We note that a choice of the low leakage technology and advanced biasing techniques can relieve the negative impact of relatively short retention time. The dominant leakage source is identified to be the off-state currents through the channels of P3 and N3 in Fig. 2 . For forward and backward cycles, EN becomes low, and switches, P5 and N5, turn off the current sources, P3 and N3, respectively, to hold the Vcap level in C1. For longer retention period, leakage currents affecting Vcap can be further reduced by applying positive and negative gate-source voltages to further turn off the current source transistors, P3 and N3, respectively.
E. Size and area
The capacitor, C1, needs to be large enough to guarantee sufficient retention time, but it typically dominates the area of the CMOS RPU cell.

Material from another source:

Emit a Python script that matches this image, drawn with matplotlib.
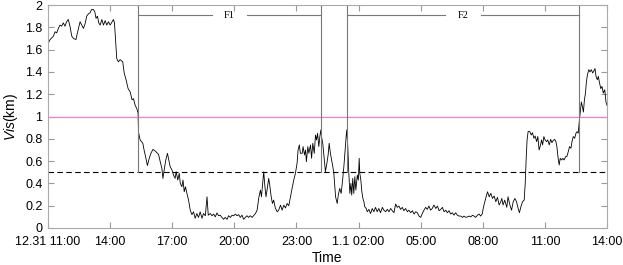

To minimize the capacitor area in the RPU cell, high-density deep trench capacitors for embedded DRAM technology were used. Further design optimization and modification may be required to minimize the cell area while sufficing other requirements.
IV. CONCLUSION
We proposed an analog CMOS-based RPU cell design that fulfills most of the challenging requirements for RPU devices as summarized in Table. II, which have not been achieved by other implementations to date. We discussed the operation principles of the CMOS RPU in the crossbar array configuration and demonstrated key functionality for DNN training applications. CMOS RPU-specific parameters, which can impact the accelerator performance, are identified and the impact is addressed by performing DNN training simulations using hardware defined constraints.